TASK TO CARRY OUT:
Exactly and only the lines from the one containing "Give me the Plotly source for this chart." through the one containing "label_x = [0.759, -0.231, -0.755]" belong in your copy. Pictures do not.

RECORDS PROVIDED:
------

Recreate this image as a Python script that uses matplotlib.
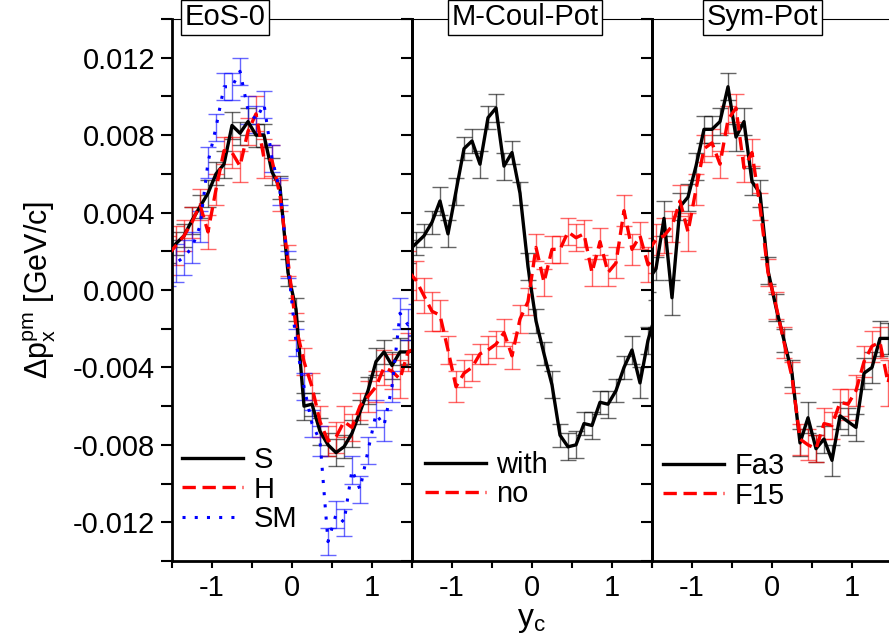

------

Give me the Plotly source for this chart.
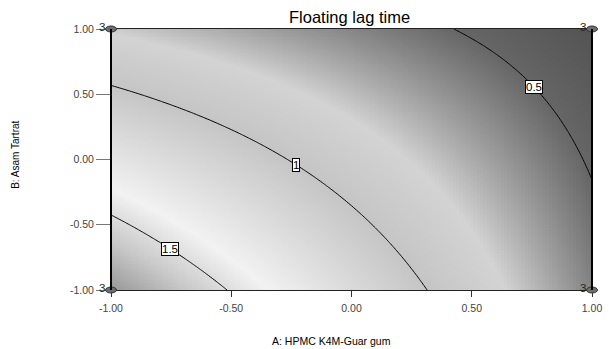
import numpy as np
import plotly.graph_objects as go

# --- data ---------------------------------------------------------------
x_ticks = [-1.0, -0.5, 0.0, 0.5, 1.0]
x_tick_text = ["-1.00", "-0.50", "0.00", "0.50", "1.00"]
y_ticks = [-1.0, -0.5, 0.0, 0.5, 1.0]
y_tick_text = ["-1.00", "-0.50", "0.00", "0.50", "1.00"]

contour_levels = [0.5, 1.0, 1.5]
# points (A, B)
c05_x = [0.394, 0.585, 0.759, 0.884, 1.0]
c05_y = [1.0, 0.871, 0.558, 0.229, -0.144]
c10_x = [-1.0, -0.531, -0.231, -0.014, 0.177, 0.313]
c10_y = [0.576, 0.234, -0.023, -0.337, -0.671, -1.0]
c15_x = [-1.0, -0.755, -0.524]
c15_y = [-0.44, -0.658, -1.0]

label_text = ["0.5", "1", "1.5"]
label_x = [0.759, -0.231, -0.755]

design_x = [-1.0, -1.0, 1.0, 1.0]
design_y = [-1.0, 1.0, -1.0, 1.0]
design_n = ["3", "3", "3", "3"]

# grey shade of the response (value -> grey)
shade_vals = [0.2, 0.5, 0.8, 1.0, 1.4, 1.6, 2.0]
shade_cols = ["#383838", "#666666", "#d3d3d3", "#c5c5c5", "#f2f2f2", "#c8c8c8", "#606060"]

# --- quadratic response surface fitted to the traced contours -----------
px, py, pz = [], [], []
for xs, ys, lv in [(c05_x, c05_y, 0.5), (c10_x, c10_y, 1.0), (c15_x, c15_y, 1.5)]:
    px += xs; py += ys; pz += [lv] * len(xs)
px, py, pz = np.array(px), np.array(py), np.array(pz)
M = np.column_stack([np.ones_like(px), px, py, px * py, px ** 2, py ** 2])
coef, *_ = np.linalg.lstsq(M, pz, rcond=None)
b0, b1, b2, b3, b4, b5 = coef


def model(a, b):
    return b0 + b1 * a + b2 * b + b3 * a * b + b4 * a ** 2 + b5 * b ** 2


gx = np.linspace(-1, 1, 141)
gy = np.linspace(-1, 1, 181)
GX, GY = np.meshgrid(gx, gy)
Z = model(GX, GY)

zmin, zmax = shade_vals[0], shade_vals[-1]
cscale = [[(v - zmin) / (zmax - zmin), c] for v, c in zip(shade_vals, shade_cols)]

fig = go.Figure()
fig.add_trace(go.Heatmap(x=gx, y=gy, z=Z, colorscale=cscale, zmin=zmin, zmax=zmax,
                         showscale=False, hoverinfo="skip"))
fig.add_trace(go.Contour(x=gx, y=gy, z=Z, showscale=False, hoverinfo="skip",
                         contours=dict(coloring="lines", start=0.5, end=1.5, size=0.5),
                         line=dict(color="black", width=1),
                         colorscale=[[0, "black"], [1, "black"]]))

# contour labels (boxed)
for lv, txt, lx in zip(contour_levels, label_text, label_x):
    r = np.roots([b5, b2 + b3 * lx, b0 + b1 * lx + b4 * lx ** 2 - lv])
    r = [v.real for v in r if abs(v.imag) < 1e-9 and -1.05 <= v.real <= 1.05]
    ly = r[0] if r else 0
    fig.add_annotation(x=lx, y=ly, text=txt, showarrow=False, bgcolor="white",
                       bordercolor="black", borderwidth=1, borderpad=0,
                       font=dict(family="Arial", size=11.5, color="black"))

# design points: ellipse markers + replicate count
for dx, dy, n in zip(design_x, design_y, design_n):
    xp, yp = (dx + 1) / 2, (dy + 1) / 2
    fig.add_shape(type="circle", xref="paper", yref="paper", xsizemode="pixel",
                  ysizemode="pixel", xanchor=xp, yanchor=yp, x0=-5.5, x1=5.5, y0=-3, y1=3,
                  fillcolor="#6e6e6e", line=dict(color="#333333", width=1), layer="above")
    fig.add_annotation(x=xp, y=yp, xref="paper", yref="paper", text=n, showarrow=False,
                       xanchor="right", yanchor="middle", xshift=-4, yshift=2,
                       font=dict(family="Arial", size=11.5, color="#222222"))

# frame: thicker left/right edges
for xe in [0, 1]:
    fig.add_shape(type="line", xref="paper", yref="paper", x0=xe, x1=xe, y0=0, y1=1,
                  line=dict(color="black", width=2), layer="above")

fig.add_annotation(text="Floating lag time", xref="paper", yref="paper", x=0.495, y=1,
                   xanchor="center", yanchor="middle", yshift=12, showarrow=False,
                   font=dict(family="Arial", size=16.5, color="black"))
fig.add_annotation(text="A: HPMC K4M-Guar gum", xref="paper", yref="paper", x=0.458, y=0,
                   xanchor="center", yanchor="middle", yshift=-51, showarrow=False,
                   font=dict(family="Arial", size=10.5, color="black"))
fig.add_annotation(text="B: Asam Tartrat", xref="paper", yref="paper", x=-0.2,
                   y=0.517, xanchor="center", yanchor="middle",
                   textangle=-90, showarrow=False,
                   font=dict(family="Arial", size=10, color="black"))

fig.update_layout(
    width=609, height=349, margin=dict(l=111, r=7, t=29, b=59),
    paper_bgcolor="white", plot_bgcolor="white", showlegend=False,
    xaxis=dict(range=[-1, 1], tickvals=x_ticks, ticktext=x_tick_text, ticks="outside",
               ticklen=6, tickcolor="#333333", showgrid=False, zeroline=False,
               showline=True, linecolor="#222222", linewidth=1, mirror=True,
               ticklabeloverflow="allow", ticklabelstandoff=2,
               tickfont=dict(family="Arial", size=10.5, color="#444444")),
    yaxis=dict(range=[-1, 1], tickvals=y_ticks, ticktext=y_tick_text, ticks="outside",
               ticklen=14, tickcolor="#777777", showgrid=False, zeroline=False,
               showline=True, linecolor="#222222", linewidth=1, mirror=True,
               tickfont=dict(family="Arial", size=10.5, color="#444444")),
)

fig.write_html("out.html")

------

EXERCISE RESULT:
Give me the Plotly source for this chart.
import numpy as np
import plotly.graph_objects as go

# --- data ---------------------------------------------------------------
x_ticks = [-1.0, -0.5, 0.0, 0.5, 1.0]
x_tick_text = ["-1.00", "-0.50", "0.00", "0.50", "1.00"]
y_ticks = [-1.0, -0.5, 0.0, 0.5, 1.0]
y_tick_text = ["-1.00", "-0.50", "0.00", "0.50", "1.00"]

contour_levels = [0.5, 1.0, 1.5]
# points (A, B)
c05_x = [0.394, 0.585, 0.759, 0.884, 1.0]
c05_y = [1.0, 0.871, 0.558, 0.229, -0.144]
c10_x = [-1.0, -0.531, -0.231, -0.014, 0.177, 0.313]
c10_y = [0.576, 0.234, -0.023, -0.337, -0.671, -1.0]
c15_x = [-1.0, -0.755, -0.524]
c15_y = [-0.44, -0.658, -1.0]

label_text = ["0.5", "1", "1.5"]
label_x = [0.759, -0.231, -0.755]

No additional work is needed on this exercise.